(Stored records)
___

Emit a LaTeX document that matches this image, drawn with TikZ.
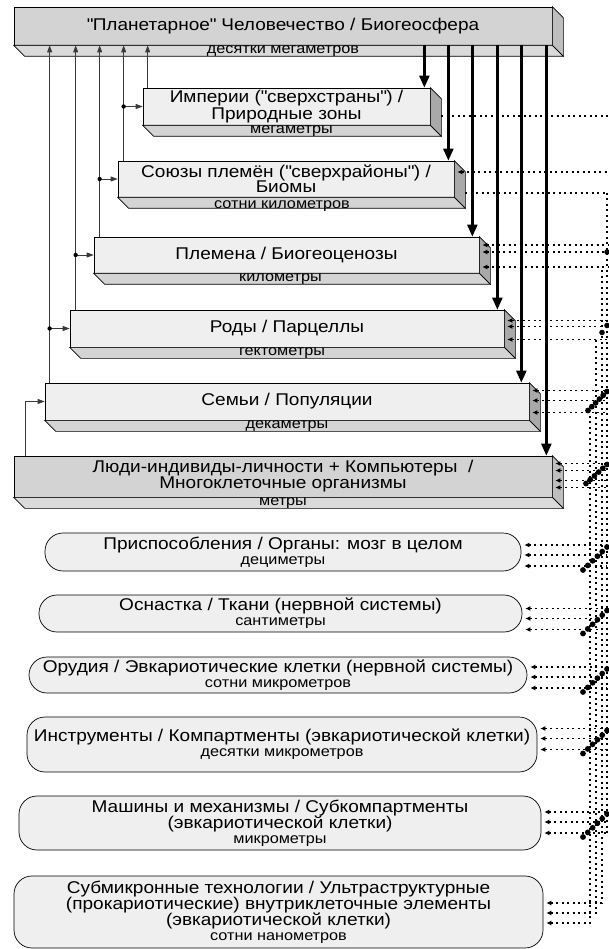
\documentclass[tikz,border=0pt]{standalone}
\usepackage{fontspec}
\setmainfont{Liberation Sans}[FakeStretch=1.12]
\usetikzlibrary{arrows.meta, calc}
\definecolor{frontlight}{HTML}{EFEFEF}
\definecolor{frontdark}{HTML}{D3D3D3}
\definecolor{bottomgray}{HTML}{D4D4D4}
\definecolor{bottomdark}{HTML}{DADADA}
\definecolor{sidegray}{HTML}{A9A9A9}
\definecolor{sidedark}{HTML}{BEBEBE}
\definecolor{wiregray}{HTML}{3A3A3A}
\newcommand{\mainsize}{\fontsize{17}{17}\selectfont}
\newcommand{\labsize}{\fontsize{14.5}{15}\selectfont}
\newcommand{\qq}{\textquotedbl}
% row of fat dots between two points
\newcommand{\dotrow}[2]{\foreach \t in {0,1,...,5} \fill ($(#1)!{\t/5}!(#2)$) circle (2.9pt);}

\begin{document}
\begin{tikzpicture}[x=1pt, y=-1pt, >=Stealth,
    slab/.style={rectangle, draw=black, line width=0.7pt, inner sep=0pt,
      text centered, align=center, font=\mainsize},
    pill/.style={rectangle, rounded corners=18pt, draw=black, line width=0.7pt,
      fill=frontlight, inner sep=0pt, text centered, align=center, font=\mainsize},
    scalelab/.style={font=\labsize, inner sep=0pt},
    upline/.style={draw=wiregray, line width=0.8pt, -{Triangle[length=7pt,width=5pt]}},
    downline/.style={line width=2.3pt, -{Triangle[length=12pt,width=10pt]}},
    dotline/.style={line width=1.4pt, dash pattern=on 2pt off 3.5pt},
    tipin/.style={{Latex[length=5pt,width=5pt]}-}]

    \useasboundingbox (0,0) rectangle (608,949);

    % levels drawn as slabs
    \node (plan) [slab, fill=frontdark, minimum width=538pt, minimum height=38pt] at (283,26)
      {\qq Планетарное\qq{} Человечество / Биогеосфера};
    \node (imp) [slab, fill=frontlight, minimum width=287pt, minimum height=37pt] at (286.5,106.5)
      {Империи (\qq сверхстраны\qq) /\\Природные зоны};
    \node (soy) [slab, fill=frontlight, minimum width=336pt, minimum height=36pt] at (286,179)
      {Союзы племён (\qq сверхрайоны\qq) /\\[-1.5pt]Биомы};
    \node (plem) [slab, fill=frontlight, minimum width=385pt, minimum height=36pt] at (286.5,255)
      {Племена / Биогеоценозы};
    \node (rod) [slab, fill=frontlight, minimum width=434pt, minimum height=37pt] at (287,328.5)
      {Роды / Парцеллы};
    \node (sem) [slab, fill=frontlight, minimum width=484pt, minimum height=37pt] at (287,401.5)
      {Семьи / Популяции};
    \node (lyud) [slab, fill=frontdark, minimum width=538pt, minimum height=41pt] at (283,476.5)
      {Люди-индивиды-личности + Компьютеры~~/\\[-1pt]Многоклеточные организмы};

    \foreach \n in {imp,soy,plem,rod,sem} {
      \filldraw[fill=bottomgray, line width=0.7pt] (\n.south west) -- (\n.south east) -- ++(11,11)
        -- ($(\n.south west)+(11,11)$) -- cycle;
      \filldraw[fill=sidegray, line width=0.7pt] (\n.north east) -- ++(11,11)
        -- ($(\n.south east)+(11,11)$) -- (\n.south east) -- cycle;
    }
    \foreach \n in {plan,lyud} {
      \filldraw[fill=bottomdark, line width=0.7pt] (\n.south west) -- (\n.south east) -- ++(11,11)
        -- ($(\n.south west)+(11,11)$) -- cycle;
      \filldraw[fill=sidedark, line width=0.7pt] (\n.north east) -- ++(11,11)
        -- ($(\n.south east)+(11,11)$) -- (\n.south east) -- cycle;
    }

    \node (planlab) [scalelab] at ($(plan.south)+(0,5.5)$) {десятки мегаметров};
    \node (implab) [scalelab] at ($(imp.south)+(5,5.5)$) {мегаметры};
    \node (soylab) [scalelab] at ($(soy.south)+(-4,8.5)$) {сотни километров};
    \node (plemlab) [scalelab] at ($(plem.south)+(-6,5.5)$) {километры};
    \node (rodlab) [scalelab] at ($(rod.south)+(-5,5.5)$) {гектометры};
    \node (semlab) [scalelab] at ($(sem.south)+(0,5.5)$) {декаметры};
    \node (lyudlab) [scalelab] at ($(lyud.south)+(0,5.5)$) {метры};

    % levels drawn as rounded boxes
    \node (pr) [pill, minimum width=476pt, minimum height=38pt] at (283,552)
      {Приспособления / Органы: мозг в целом\\[-2pt]\labsize дециметры};
    \node (osn) [pill, minimum width=483pt, minimum height=37pt] at (280.5,613.5)
      {Оснастка / Ткани (нервной системы)\\[-2pt]\labsize сантиметры};
    \node (oru) [pill, minimum width=498pt, minimum height=36pt] at (278,675)
      {Орудия / Эвкариотические клетки (нервной системы)\\[-2pt]\labsize сотни микрометров};
    \node (ins) [pill, minimum width=510pt, minimum height=55pt] at (282,744.5)
      {Инструменты / Компартменты (эвкариотической клетки)\\[-2pt]\labsize десятки микрометров};
    \node (mash) [pill, minimum width=522pt, minimum height=54pt] at (280,823)
      {Машины и механизмы / Субкомпартменты\\[-1pt](эвкариотической клетки)\\[-2pt]\labsize микрометры};
    \node (sub) [pill, minimum width=529pt, minimum height=72pt] at (278.5,912)
      {Субмикронные технологии / Ультраструктурные\\[-1pt](прокариотические) внутриклеточные элементы\\[-1pt](эвкариотической клетки)\\[-2pt]\labsize сотни нанометров};

    % links up to the planetary level
    \coordinate (u1) at ($(imp.north west)+(5,0)$);
    \coordinate (u2) at ($(soy.north west)+(6,0)$);
    \coordinate (u3) at ($(plem.north west)+(6,0)$);
    \coordinate (u4) at ($(rod.north west)+(6,0)$);
    \coordinate (u5) at ($(sem.north west)+(5,0)$);
    \coordinate (u6) at ($(lyud.north west)+(12,0)$);
    \foreach \u in {u1,u2,u3,u4,u5}
      \draw[upline] (\u) -- (\u |- plan.south);
    \draw[upline] (u2 |- imp.west) -- (imp.west);
    \draw[upline] (u3 |- soy.west) -- (soy.west);
    \draw[upline] (u4 |- plem.west) -- (plem.west);
    \draw[upline] (u5 |- rod.west) -- (rod.west);
    \foreach \u/\n in {u2/imp,u3/soy,u4/plem,u5/rod}
      \fill (\u |- \n.west) circle (2.2pt);
    \draw[upline] (u6) |- (sem.west);

    % links down from the planetary level
    \foreach \n/\dx in {imp/-6,soy/-6,plem/-7,rod/-7,sem/-8,lyud/-6} {
      \coordinate (d) at ($(\n.north east)+(\dx,0)$);
      \draw[downline] (d |- plan.south) -- (d);
    }

    % dotted bus on the right
    \coordinate (busA) at (590,0);
    \coordinate (busB) at (596,0);
    \coordinate (busC) at (602,0);
    \coordinate (busD) at (607,0);
    \coordinate (edge) at (608,0);

    \draw[dotline] ($(imp.east)+(11,9.5)$) -- ($(imp.east -| edge)+(0,9.5)$);
    \draw[dotline, tipin] ($(soy.east)+(3,-7)$) -- ($(soy.east -| edge)+(0,-7)$);
    \draw[dotline] ($(soy.east)+(11,14)$) -- ($(soy.east -| edge)+(0,14)$);
    \foreach \dy in {-10,-3,12}
      \draw[dotline, tipin] ($(plem.east)+(3,\dy)$) -- ($(plem.east -| edge)+(0,\dy)$);
    \fill ($(plem.east -| busD)+(0,-3)$) circle (2.8pt);
    \foreach \dy in {-8,-2,11}
      \draw[dotline, tipin] ($(rod.east)+(3,\dy)$) -- ($(rod.east -| edge)+(0,\dy)$);
    \fill ($(rod.east -| busC)+(0,4)$) circle (2.8pt);
    \fill ($(rod.east -| busD)+(0,-3)$) circle (2.8pt);
    \foreach \dy in {-11,-1,11}
      \draw[dotline, tipin] ($(sem.east)+(3,\dy)$) -- ($(sem.east -| busD)+(0,\dy)$);
    \coordinate (c1) at ($(sem.east -| busA)+(-2,9)$);
    \coordinate (c2) at ($(sem.east -| busD)+(0,-10)$);
    \dotrow{c1}{c2}
    \foreach \dy in {-13,-6,4,11}
      \draw[dotline, tipin] ($(lyud.east)+(3,\dy)$) -- ($(lyud.east -| busD)+(0,\dy)$);
    \coordinate (c1) at ($(lyud.east -| busA)+(-4,7)$);
    \coordinate (c2) at ($(lyud.east -| busD)+(0,-12)$);
    \dotrow{c1}{c2}

    \foreach \n/\s in {pr/3,osn/5,oru/2,ins/-6,mash/-1} {
      \foreach \dy in {-10,0,11}
        \draw[dotline, tipin] ($(\n.east)+(3,\dy+\s)$) -- ($(\n.east -| busD)+(0,\dy+\s)$);
      \coordinate (c1) at ($(\n.east -| busA)+(-7,\s+15)$);
      \coordinate (c2) at ($(\n.east -| busD)+(0,\s-8)$);
      \dotrow{c1}{c2}
    }
    \draw[dotline, tipin] ($(sub.east)+(3,-9)$) -| ($(plem.east -| busC)+(0,12)$);
    \draw[dotline, tipin] ($(sub.east)+(3,1)$) -| ($(rod.east -| busB)+(0,11)$);
    \draw[dotline, tipin] ($(sub.east)+(3,11)$) -| ($(sem.east -| busA)+(0,11)$);
    \draw[dotline] ($(soy.east -| busD)+(0,14)$) -- ($(mash.east -| busD)+(0,10)$);
\end{tikzpicture}
\end{document}
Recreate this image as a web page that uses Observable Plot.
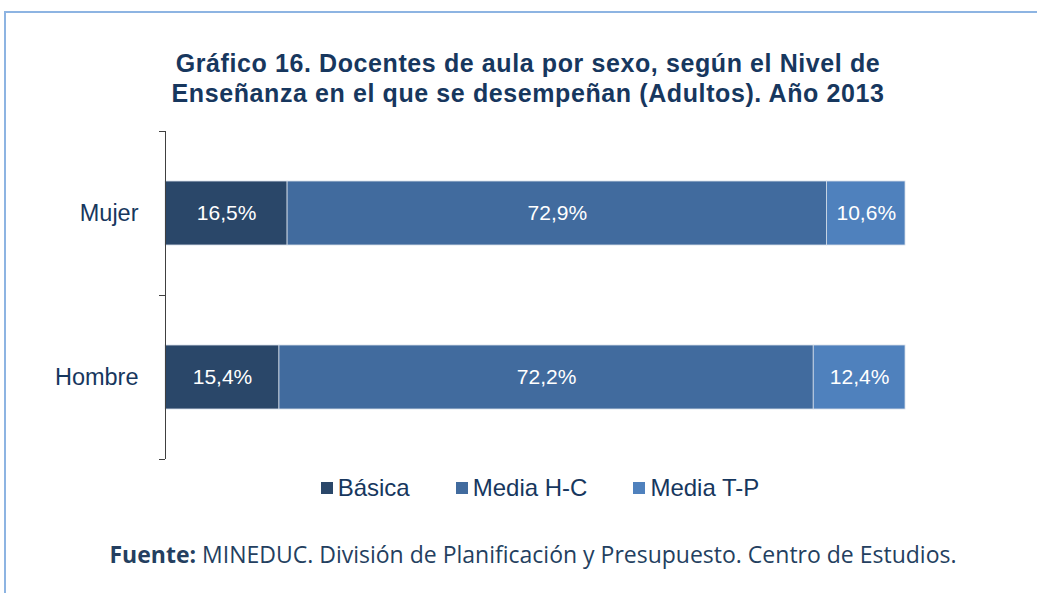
<!DOCTYPE html>
<html>
<head>
<meta charset="utf-8">
<script src="https://cdn.jsdelivr.net/npm/d3@7"></script>
<script src="https://cdn.jsdelivr.net/npm/@observablehq/plot@0.6"></script>
<style>
  html, body { margin: 0; padding: 0; background: #fff; overflow: hidden; width: 1037px; height: 593px; }
  #frame { position: absolute; left: 4px; top: 11px; width: 1100px; height: 700px;
           border-top: 2px solid #8DB4E2; border-left: 2px solid #8DB4E2; }
  #title { position: absolute; top: 48px; left: 0; width: 1056px; text-align: center;
           font: bold 25px "Liberation Sans", Arial, sans-serif; letter-spacing: 0.6px;
           line-height: 30px; color: #17375E; }
  #chart { position: absolute; top: 121px; left: 0; }
  #legend { position: absolute; top: 474px; left: 0; width: 1080px; display: flex; justify-content: center;
            font: 24px "Liberation Sans", Arial, sans-serif; color: #17375E; }
  .item { display: flex; align-items: center; margin: 0 23px; }
  .sw { width: 12px; height: 12px; margin-right: 5px; }
  #caption { position: absolute; top: 538px; left: 0; width: 1066px; text-align: center;
             font: 23px "Open Sans", "Noto Sans", sans-serif; color: #243F60; }
</style>
</head>
<body>
<div id="frame"></div>
<div id="title">Gráfico 16. Docentes de aula por sexo, según el Nivel de<br>Enseñanza en el que se desempeñan (Adultos). Año 2013</div>
<div id="chart"></div>
<div id="legend"></div>
<div id="caption"><b>Fuente:</b> MINEDUC. División de Planificación y Presupuesto. Centro de Estudios.</div>
<script>
const sexos = ["Mujer", "Hombre"];
const niveles = ["Básica", "Media H-C", "Media T-P"];
const basica = [16.5, 15.4];
const mediaHC = [72.9, 72.2];
const mediaTP = [10.6, 12.4];
const colores = ["#2A4769", "#416B9E", "#4F81BD"];

const series = [basica, mediaHC, mediaTP];
const data = [];
sexos.forEach((s, i) => {
  niveles.forEach((n, j) => {
    data.push({sexo: s, idx: i, nivel: n, value: series[j][i]});
  });
});
const fmt = v => v.toFixed(1).replace(".", ",") + "%";
const half = 0.195;

const plot = Plot.plot({
  width: 1037,
  height: 348,
  marginLeft: 165,
  marginRight: 132,
  marginTop: 10,
  marginBottom: 10,
  x: {domain: [0, 100], axis: null},
  y: {domain: [0, 2], reverse: true, axis: null},
  color: {domain: niveles, range: colores},
  style: {fontFamily: "Liberation Sans, Arial, sans-serif", overflow: "visible"},
  marks: [
    Plot.rectX(data, Plot.stackX({
      x: "value", y1: d => d.idx + 0.5 - half, y2: d => d.idx + 0.5 + half,
      z: "nivel", fill: "nivel", order: niveles,
      stroke: "#D3DCE8", strokeWidth: 0.8
    })),
    Plot.text(data, Plot.stackX({
      x: "value", y: d => d.idx + 0.5, z: "nivel", order: niveles,
      text: d => fmt(d.value), fill: "white", fontSize: 21
    })),
    Plot.axisY({ticks: [0, 1, 2], tickFormat: () => "", tickSize: 6, stroke: "#404040", strokeWidth: 1}),
    Plot.ruleX([0], {stroke: "#404040", strokeWidth: 1}),
    Plot.text(sexos, {
      x: 0, y: (d, i) => i + 0.5, text: d => d, textAnchor: "end", dx: -27,
      fill: "#17375E", fontSize: 23.5
    })
  ]
});
document.getElementById("chart").appendChild(plot);

const legend = document.getElementById("legend");
niveles.forEach((n, j) => {
  const it = document.createElement("div");
  it.className = "item";
  it.innerHTML = `<span class="sw" style="background:${colores[j]}"></span><span>${n}</span>`;
  legend.appendChild(it);
});
</script>
</body>
</html>
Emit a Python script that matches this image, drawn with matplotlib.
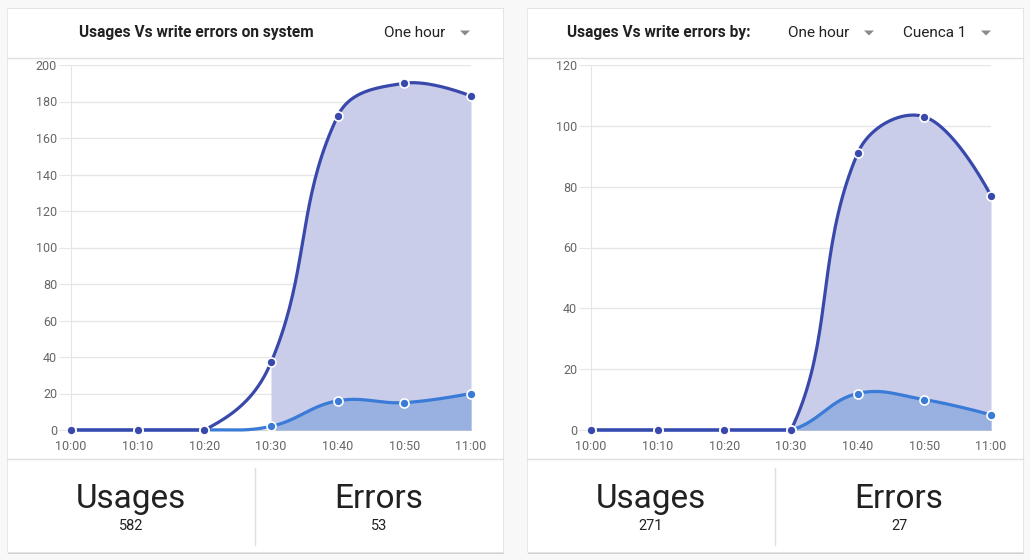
import matplotlib
matplotlib.use('Agg')
import matplotlib.pyplot as plt
from matplotlib.patches import Rectangle, Polygon
from matplotlib.lines import Line2D
import numpy as np

plt.rcParams['font.family'] = ['Roboto', 'DejaVu Sans']

# data
times = ['10:00', '10:10', '10:20', '10:30', '10:40', '10:50', '11:00']
minutes = [0, 10, 20, 30, 40, 50, 60]

sys_usages = [0, 0, 0, 37, 172, 190, 183]
sys_errors = [0, 0, 0, 2, 16, 15, 20]
sys_total_usages = 582
sys_total_errors = 53

by_usages = [0, 0, 0, 0, 91, 103, 77]
by_errors = [0, 0, 0, 0, 12, 10, 5]
by_total_usages = 271
by_total_errors = 27

W, H = 1030, 560
USAGE_LINE = '#3949ab'
USAGE_FILL = '#c9cde9'
ERR_LINE = '#3a7bd8'
ERR_FILL = '#98b1e0'
GRID = '#e6e6e6'
TICK = '#666666'


def fx(x):
    return x / W


def fy(y):
    return 1 - y / H


def spline(ax, xs, ys, tension=0.4, n=40):
    # bezier spline like chart.js, control points computed in pixel space
    pts = ax.transData.transform(np.column_stack([xs, ys]))
    k = len(pts)
    cp_prev = pts.copy()
    cp_next = pts.copy()
    for i in range(1, k - 1):
        p0, p1, p2 = pts[i - 1], pts[i], pts[i + 1]
        d01 = np.hypot(*(p1 - p0))
        d12 = np.hypot(*(p2 - p1))
        s01 = d01 / (d01 + d12) if d01 + d12 else 0
        s12 = d12 / (d01 + d12) if d01 + d12 else 0
        cp_prev[i] = p1 - tension * s01 * (p2 - p0)
        cp_next[i] = p1 + tension * s12 * (p2 - p0)
    out = []
    t = np.linspace(0, 1, n)[:, None]
    for i in range(k - 1):
        a, b, c, d = pts[i], cp_next[i], cp_prev[i + 1], pts[i + 1]
        seg = (1 - t) ** 3 * a + 3 * (1 - t) ** 2 * t * b + 3 * (1 - t) * t ** 2 * c + t ** 3 * d
        out.append(seg if i == 0 else seg[1:])
    out = np.vstack(out)
    data = ax.transData.inverted().transform(out)
    return data[:, 0], np.clip(data[:, 1], 0, None)


fig = plt.figure(figsize=(W / 100, H / 100), dpi=100)
fig.patch.set_facecolor('#f8f8f8')


def card(x0, title_parts, usages, errors, tot_u, tot_e, ymax, ystep):
    x1 = x0 + 496
    # shadow + card
    fig.patches.append(Rectangle((fx(x0 + 1), fy(554)), fx(496), 546 / H,
                                 transform=fig.transFigure, facecolor='#d0d0d0', edgecolor='none', zorder=-3))
    fig.patches.append(Rectangle((fx(x0), fy(552)), fx(496), 544 / H,
                                 transform=fig.transFigure, facecolor='white', edgecolor='#e4e4e4',
                                 linewidth=0.6, zorder=-2))
    for xs, ys in [([x0, x1], [58, 58]), ([x0, x1], [459, 459]), ([x0 + 248, x0 + 248], [468, 545])]:
        fig.lines.append(Line2D([fx(v) for v in xs], [fy(v) for v in ys], transform=fig.transFigure,
                                color='#e0e0e0', linewidth=1, zorder=-1))

    # header text
    for txt, x, bold in title_parts:
        fig.text(fx(x0 + x), fy(33), txt, ha='left', va='center',
                 fontsize=11.2 if bold else 11, fontweight='bold' if bold else 'normal',
                 color='#212121')
    # footer
    fig.text(fx(x0 + 124), fy(499), 'Usages', ha='center', va='center', fontsize=24, color='#212121')
    fig.text(fx(x0 + 124), fy(526), str(tot_u), ha='center', va='center', fontsize=10.5, color='#212121')
    fig.text(fx(x0 + 372), fy(499), 'Errors', ha='center', va='center', fontsize=24, color='#212121')
    fig.text(fx(x0 + 372), fy(526), str(tot_e), ha='center', va='center', fontsize=10.5, color='#212121')

    ax_left = x0 + 64
    ax = fig.add_axes([fx(ax_left), fy(430), fx(400), 365 / H])
    ax.set_zorder(2)
    ax.set_xlim(0, 60)
    ax.set_ylim(0, ymax)
    ax.set_facecolor('none')
    for s in ['top', 'right']:
        ax.spines[s].set_visible(False)
    ax.spines['left'].set_color(GRID)
    ax.spines['bottom'].set_color('#d0d0d0')
    ax.set_yticks(np.arange(0, ymax + 1, ystep))
    ax.set_xticks(minutes)
    ax.set_xticklabels(times)
    ax.tick_params(axis='y', length=9, color=GRID, labelsize=9, labelcolor=TICK, pad=1)
    ax.tick_params(axis='x', length=0, labelsize=9, labelcolor=TICK, pad=7)
    ax.grid(axis='y', color=GRID, linewidth=1)
    ax.set_axisbelow(True)

    ux, uy = spline(ax, minutes, usages)
    ex, ey = spline(ax, minutes, errors)
    ax.fill_between(ux, 0, uy, where=ux >= 30, color=USAGE_FILL, linewidth=0, zorder=2)
    ax.fill_between(ex, 0, ey, where=ex >= 30, color=ERR_FILL, linewidth=0, zorder=3)
    ax.plot(ex, ey, color=ERR_LINE, linewidth=2.3, zorder=4, clip_on=False, solid_capstyle='round')
    ax.plot(ux, uy, color=USAGE_LINE, linewidth=2.3, zorder=5, clip_on=False, solid_capstyle='round')
    ax.plot(minutes, errors, 'o', color=ERR_LINE, markersize=6.5, markeredgecolor='white',
            markeredgewidth=1.2, zorder=6, clip_on=False)
    ax.plot(minutes, usages, 'o', color=USAGE_LINE, markersize=6.5, markeredgecolor='white',
            markeredgewidth=1.2, zorder=7, clip_on=False)
    return ax


def arrow(x, y):
    fig.patches.append(Polygon([(fx(x - 5), fy(y - 2.5)), (fx(x + 5), fy(y - 2.5)), (fx(x), fy(y + 2.5))],
                               closed=True, transform=fig.transFigure, facecolor='#8a8a8a',
                               edgecolor='none', zorder=3))


card(7, [('Usages Vs write errors on system', 72, True), ('One hour', 377, False)],
     sys_usages, sys_errors, sys_total_usages, sys_total_errors, 200, 20)
arrow(465, 33)

card(527, [('Usages Vs write errors by:', 40, True), ('One hour', 261, False), ('Cuenca 1', 376, False)],
     by_usages, by_errors, by_total_usages, by_total_errors, 120, 20)
arrow(869, 33)
arrow(986, 33)

fig.savefig('out.png', dpi=100, facecolor=fig.get_facecolor())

___

Pictures excluded, retype exactly the lines running from the one with "Emit a Python" through the one with "return 1 - y / H". Include both end lines and nothing more.

Emit a Python script that matches this image, drawn with matplotlib.
import matplotlib
matplotlib.use('Agg')
import matplotlib.pyplot as plt
from matplotlib.patches import Rectangle, Polygon
from matplotlib.lines import Line2D
import numpy as np

plt.rcParams['font.family'] = ['Roboto', 'DejaVu Sans']

# data
times = ['10:00', '10:10', '10:20', '10:30', '10:40', '10:50', '11:00']
minutes = [0, 10, 20, 30, 40, 50, 60]

sys_usages = [0, 0, 0, 37, 172, 190, 183]
sys_errors = [0, 0, 0, 2, 16, 15, 20]
sys_total_usages = 582
sys_total_errors = 53

by_usages = [0, 0, 0, 0, 91, 103, 77]
by_errors = [0, 0, 0, 0, 12, 10, 5]
by_total_usages = 271
by_total_errors = 27

W, H = 1030, 560
USAGE_LINE = '#3949ab'
USAGE_FILL = '#c9cde9'
ERR_LINE = '#3a7bd8'
ERR_FILL = '#98b1e0'
GRID = '#e6e6e6'
TICK = '#666666'


def fx(x):
    return x / W


def fy(y):
    return 1 - y / H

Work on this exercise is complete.